Even if a test comes back negative, employees will still need to finish the 2 weeks of quarantine after travelling, regardless of diagnosis.
If employees are unable to work from home, they may request to use any remaining holidays to cover the quarantine period if they have a sufficient amount.
Employers also have the power to allow employees to take days from their 2021 holiday allowance, as long as they do not fall foul of the statutory holiday requirements for each leave year.

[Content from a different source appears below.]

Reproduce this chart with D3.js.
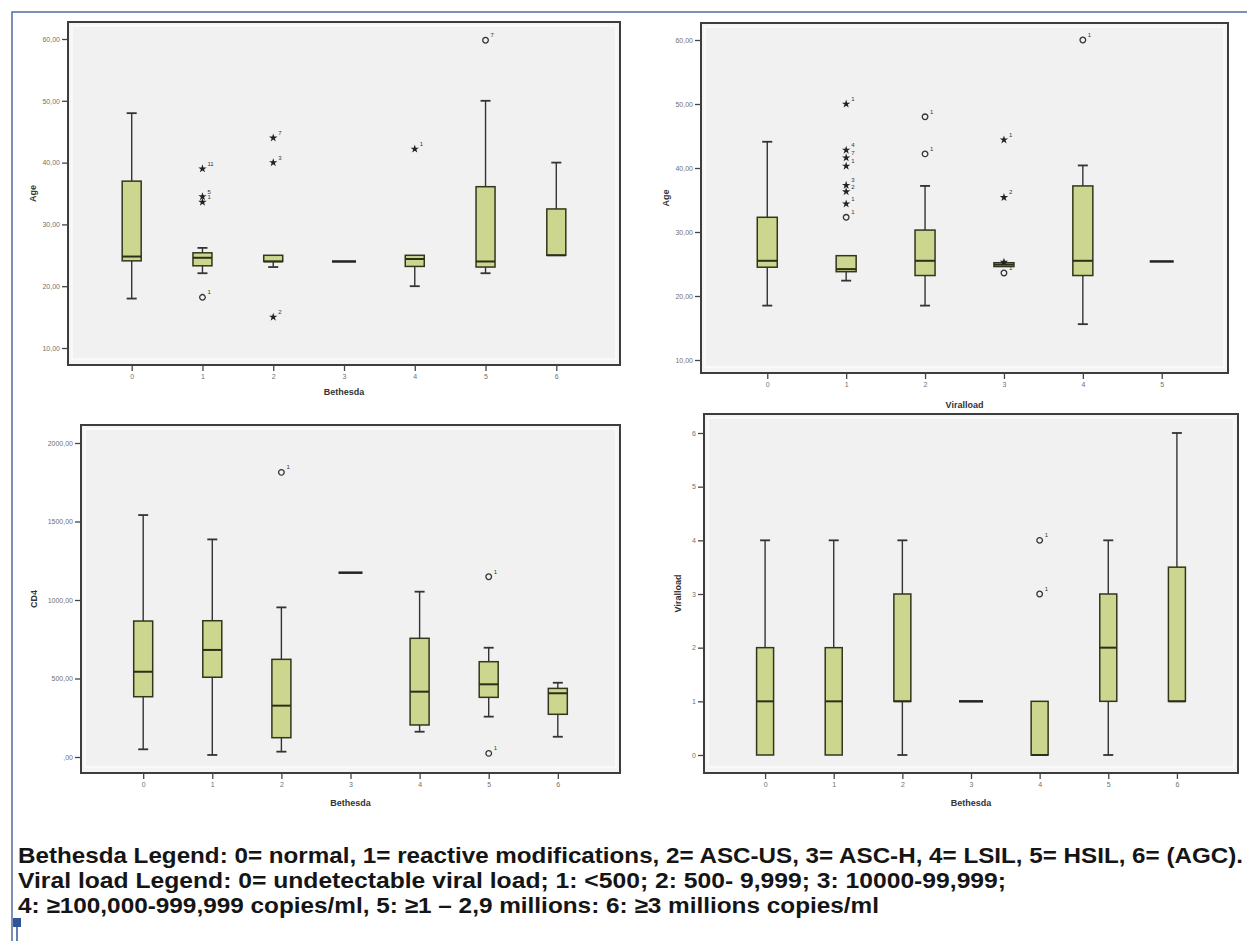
<!DOCTYPE html>
<html lang="en">
<head>
  <meta charset="UTF-8">
  <title>Boxplots Bethesda / Viralload</title>
  <script src="https://d3js.org/d3.v7.min.js"></script>
  <style>
    body {
      margin: 0;
      background: #ffffff;
      font-family: 'Liberation Sans', Arial, sans-serif;
    }
    .tick-label { font-size: 7px; fill: #707070; }
    .axis-title { font-size: 9px; font-weight: bold; fill: #333; }
    .legend-line { font-size: 22px; font-weight: bold; fill: #151515; }
    .sup { font-size: 6px; fill: #333; }
  </style>
</head>
<body>
  <svg id="chart" width="1247" height="941"></svg>

  <script>
    // categories
    const bethesdaCats = ["0", "1", "2", "3", "4", "5", "6"];
    const viralCats = ["0", "1", "2", "3", "4", "5"];

    // tick values
    const ageTicks = [10, 20, 30, 40, 50, 60];
    const cd4Ticks = [0, 500, 1000, 1500, 2000];
    const viralTicks = [0, 1, 2, 3, 4, 5, 6];

    // box stats: [min, q1, median, q3, max]
    const ageByBethesda = [
      [18, 24.1, 24.8, 37, 48],
      [22.1, 23.3, 24.6, 25.4, 26.2],
      [23.1, 24, 24, 25, 25],
      [24, 24, 24, 24, 24],
      [20, 23.2, 24.4, 25, 25],
      [22.1, 23.1, 24, 36.1, 50],
      [25, 25, 25, 32.5, 40]
    ];
    // outliers: [category, value, kind, label]
    const ageByBethesdaOut = [
      ["1", 39, "star", "11"], ["1", 34.5, "star", "5"], ["1", 33.6, "star", "1"], ["1", 18.2, "circle", "1"],
      ["2", 44, "star", "7"], ["2", 40, "star", "3"], ["2", 15, "star", "2"],
      ["4", 42.2, "star", "1"],
      ["5", 59.8, "circle", "7"]
    ];

    const ageByViral = [
      [18.5, 24.5, 25.5, 32.3, 44.1],
      [22.4, 23.8, 24.2, 26.3, 26.3],
      [18.5, 23.2, 25.5, 30.3, 37.2],
      [24.6, 24.6, 24.9, 25.2, 25.2],
      [15.6, 23.2, 25.5, 37.2, 40.4],
      [25.4, 25.4, 25.4, 25.4, 25.4]
    ];
    const ageByViralOut = [
      ["1", 50, "star", "1"], ["1", 42.8, "star", "4"], ["1", 41.6, "star", "7"], ["1", 40.3, "star", "1"],
      ["1", 37.3, "star", "3"], ["1", 36.3, "star", "2"], ["1", 34.4, "star", "1"], ["1", 32.3, "circle", "1"],
      ["2", 48, "circle", "1"], ["2", 42.2, "circle", "1"],
      ["3", 44.4, "star", "1"], ["3", 35.4, "star", "2"], ["3", 25.3, "star", ""], ["3", 23.6, "circle", "1"],
      ["4", 60, "circle", "1"]
    ];

    const cd4ByBethesda = [
      [49, 384, 543, 866, 1541],
      [13, 508, 682, 868, 1386],
      [34, 123, 327, 622, 953],
      [1174, 1174, 1174, 1174, 1174],
      [161, 204, 416, 756, 1053],
      [257, 380, 463, 607, 696],
      [129, 272, 406, 437, 473]
    ];
    const cd4ByBethesdaOut = [
      ["2", 1813, "circle", "1"],
      ["5", 1148, "circle", "1"], ["5", 23, "circle", "1"]
    ];

    const viralByBethesda = [
      [0, 0, 1, 2, 4],
      [0, 0, 1, 2, 4],
      [0, 1, 1, 3, 4],
      [1, 1, 1, 1, 1],
      [0, 0, 0, 1, 1],
      [0, 1, 2, 3, 4],
      [1, 1, 1, 3.5, 6]
    ];
    const viralByBethesdaOut = [
      ["4", 4, "circle", "1"], ["4", 3, "circle", "1"]
    ];

    const legendLines = [
      "Bethesda Legend: 0= normal, 1= reactive modifications, 2= ASC-US, 3= ASC-H, 4= LSIL, 5= HSIL, 6= (AGC).",
      "Viral load Legend: 0= undetectable viral load; 1: <500; 2: 500- 9,999; 3: 10000-99,999;",
      "4: \u2265100,000-999,999 copies/ml, 5: \u22651 \u2013 2,9 millions: 6: \u22653 millions copies/ml"
    ];

    const svg = d3.select("#chart");

    // blue page frame
    svg.append("path")
      .attr("d", "M12,941 L12,12 L1247,12")
      .attr("fill", "none")
      .attr("stroke", "#4d6fa3")
      .attr("stroke-width", 1.5);

    const fmtComma = d => (d === 0 ? "" : d) + ",00";

    function drawPanel(cfg) {
      const g = svg.append("g");
      const f = cfg.frame;

      const x = d3.scalePoint().domain(cfg.cats).range([f.x0, f.x1]).padding(cfg.pad);
      const y = d3.scaleLinear().domain(cfg.yDomain).range(cfg.yRange);

      // frame + plot background
      g.append("rect")
        .attr("x", f.x0).attr("y", f.y0)
        .attr("width", f.x1 - f.x0).attr("height", f.y1 - f.y0)
        .attr("fill", "#f4f4f4");
      g.append("rect")
        .attr("x", f.x0 + 4).attr("y", f.y0 + 4)
        .attr("width", f.x1 - f.x0 - 8).attr("height", f.y1 - f.y0 - 10)
        .attr("fill", "#f1f1f1")
        .attr("stroke", "#fbfbfb")
        .attr("stroke-width", 1.5);
      g.append("rect")
        .attr("x", f.x0).attr("y", f.y0)
        .attr("width", f.x1 - f.x0).attr("height", f.y1 - f.y0)
        .attr("fill", "none")
        .attr("stroke", "#3d3d3d")
        .attr("stroke-width", 2);

      // y axis
      const yAxis = g.append("g")
        .attr("transform", `translate(${f.x0},0)`)
        .call(d3.axisLeft(y).tickValues(cfg.ticks).tickFormat(cfg.tickFmt).tickSize(6).tickPadding(2));
      yAxis.select(".domain").remove();
      yAxis.selectAll("line").attr("stroke", "#444").attr("stroke-width", 1.3);
      yAxis.selectAll("text").attr("class", "tick-label").attr("font-family", null).attr("font-size", null);

      // x axis
      const xAxis = g.append("g")
        .attr("transform", `translate(0,${f.y1})`)
        .call(d3.axisBottom(x).tickSize(6).tickPadding(3));
      xAxis.select(".domain").remove();
      xAxis.selectAll("line").attr("stroke", "#444").attr("stroke-width", 1.3);
      xAxis.selectAll("text").attr("class", "tick-label").attr("font-family", null).attr("font-size", null);

      // titles
      g.append("text")
        .attr("class", "axis-title")
        .attr("x", (f.x0 + f.x1) / 2).attr("y", cfg.xTitleY)
        .attr("text-anchor", "middle")
        .text(cfg.xTitle);
      g.append("text")
        .attr("class", "axis-title")
        .attr("transform", `translate(${cfg.yTitleX},${(f.y0 + f.y1) / 2}) rotate(-90)`)
        .attr("text-anchor", "middle")
        .text(cfg.yTitle);

      const bw = cfg.boxW;
      const items = g.selectAll(".bx")
        .data(cfg.boxes.map((b, i) => ({ cat: cfg.cats[i], s: b })))
        .enter().append("g")
        .attr("class", "bx")
        .attr("transform", d => `translate(${x(d.cat)},0)`);

      items.each(function(d) {
        const el = d3.select(this);
        const [mn, q1, md, q3, mx] = d.s;
        if (q1 === q3) {
          el.append("line")
            .attr("x1", -12).attr("x2", 12)
            .attr("y1", y(md)).attr("y2", y(md))
            .attr("stroke", "#222").attr("stroke-width", 2.5);
          return;
        }
        // whiskers
        if (mx > q3) {
          el.append("line").attr("x1", 0).attr("x2", 0).attr("y1", y(q3)).attr("y2", y(mx))
            .attr("stroke", "#333").attr("stroke-width", 1.4);
          el.append("line").attr("x1", -5).attr("x2", 5).attr("y1", y(mx)).attr("y2", y(mx))
            .attr("stroke", "#333").attr("stroke-width", 1.8);
        }
        if (mn < q1) {
          el.append("line").attr("x1", 0).attr("x2", 0).attr("y1", y(q1)).attr("y2", y(mn))
            .attr("stroke", "#333").attr("stroke-width", 1.4);
          el.append("line").attr("x1", -5).attr("x2", 5).attr("y1", y(mn)).attr("y2", y(mn))
            .attr("stroke", "#333").attr("stroke-width", 1.8);
        }
        el.append("rect")
          .attr("x", -bw / 2).attr("width", bw)
          .attr("y", y(q3)).attr("height", y(q1) - y(q3))
          .attr("fill", "#cdd68e")
          .attr("stroke", "#33361c")
          .attr("stroke-width", 1.5);
        el.append("line")
          .attr("x1", -bw / 2).attr("x2", bw / 2)
          .attr("y1", y(md)).attr("y2", y(md))
          .attr("stroke", "#2c2f18").attr("stroke-width", 2);
      });

      // outliers
      const outs = g.selectAll(".out")
        .data(cfg.outliers)
        .enter().append("g")
        .attr("class", "out")
        .attr("transform", d => `translate(${x(d[0])},${y(d[1])})`);
      outs.filter(d => d[2] === "circle").append("circle")
        .attr("r", 2.8)
        .attr("fill", "none")
        .attr("stroke", "#333")
        .attr("stroke-width", 1.3);
      outs.filter(d => d[2] === "star").append("path")
        .attr("d", d3.symbol(d3.symbolStar, 22))
        .attr("fill", "#222");
      outs.append("text")
        .attr("class", "sup")
        .attr("x", 5).attr("y", -3)
        .text(d => d[3]);
    }

    drawPanel({
      frame: { x0: 68, y0: 22, x1: 620, y1: 365 },
      cats: bethesdaCats, pad: 0.9,
      yDomain: [10, 60], yRange: [348, 39], ticks: ageTicks, tickFmt: fmtComma,
      boxes: ageByBethesda, outliers: ageByBethesdaOut, boxW: 19,
      xTitle: "Bethesda", xTitleY: 395, yTitle: "Age", yTitleX: 36
    });

    drawPanel({
      frame: { x0: 701, y0: 23, x1: 1228, y1: 373 },
      cats: viralCats, pad: 0.84,
      yDomain: [10, 60], yRange: [360, 40], ticks: ageTicks, tickFmt: fmtComma,
      boxes: ageByViral, outliers: ageByViralOut, boxW: 20,
      xTitle: "Viralload", xTitleY: 408, yTitle: "Age", yTitleX: 669
    });

    drawPanel({
      frame: { x0: 81, y0: 425, x1: 620, y1: 773 },
      cats: bethesdaCats, pad: 0.9,
      yDomain: [0, 2000], yRange: [757, 443], ticks: cd4Ticks, tickFmt: fmtComma,
      boxes: cd4ByBethesda, outliers: cd4ByBethesdaOut, boxW: 19,
      xTitle: "Bethesda", xTitleY: 806, yTitle: "CD4", yTitleX: 37
    });

    drawPanel({
      frame: { x0: 704, y0: 414, x1: 1238, y1: 773 },
      cats: bethesdaCats, pad: 0.89,
      yDomain: [0, 6], yRange: [755, 433], ticks: viralTicks, tickFmt: d3.format("d"),
      boxes: viralByBethesda, outliers: viralByBethesdaOut, boxW: 17,
      xTitle: "Bethesda", xTitleY: 806, yTitle: "Viralload", yTitleX: 681
    });

    // legend text
    const legendEnds = [1243, 1006, 879];
    svg.selectAll(".legend-line")
      .data(legendLines)
      .enter().append("text")
      .attr("class", "legend-line")
      .attr("x", 18)
      .attr("y", (d, i) => 863 + i * 25)
      .attr("textLength", (d, i) => legendEnds[i] - 18)
      .attr("lengthAdjust", "spacingAndGlyphs")
      .text(d => d);

    // small blue marker bottom left
    svg.append("rect")
      .attr("x", 13).attr("y", 918).attr("width", 8).attr("height", 9)
      .attr("fill", "#2f5597");
    svg.append("line")
      .attr("x1", 17).attr("x2", 17).attr("y1", 927).attr("y2", 941)
      .attr("stroke", "#2f5597").attr("stroke-width", 1.5);
  </script>
</body>
</html>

However, this is not mandatory and is up to the discretion of the employer.
If an employee is unable to work from home and does not have enough holidays to cover the 14 day period, then the absence should be treated as unpaid leave.
While employers have been asked to be flexible in this situation, there is nothing that legally entitles an employee to receive full pay whilst in quarantine.
While the Government has said that employees should not be penalised for going into self-isolation following a return to the UK, there is an argument for potential disciplinary actions.
If an employee has chosen to go on holiday after being advised not to by the employer and that trip results in a 2 week quarantine period, the employer has the option to take disciplinary action against the employee.
However, employers should be careful when handling disciplinary actions/potential dismissal as clearly stated travel/holiday policies will be needed in order to fairly proceed.
Going forward, all employers need to have policies in place to deal with employee holidays that may result in quarantine if they are traveling abroad.
It also needs to state the proceedings during the quarantine period, and the details of the type of leave given. For example, if they will be required to taken it as holiday leave or if they face any disciplinary actions.
We also recommend confirming any pre-booked holidays with employees and inform staff of any potential issues with booking time abroad in the near future.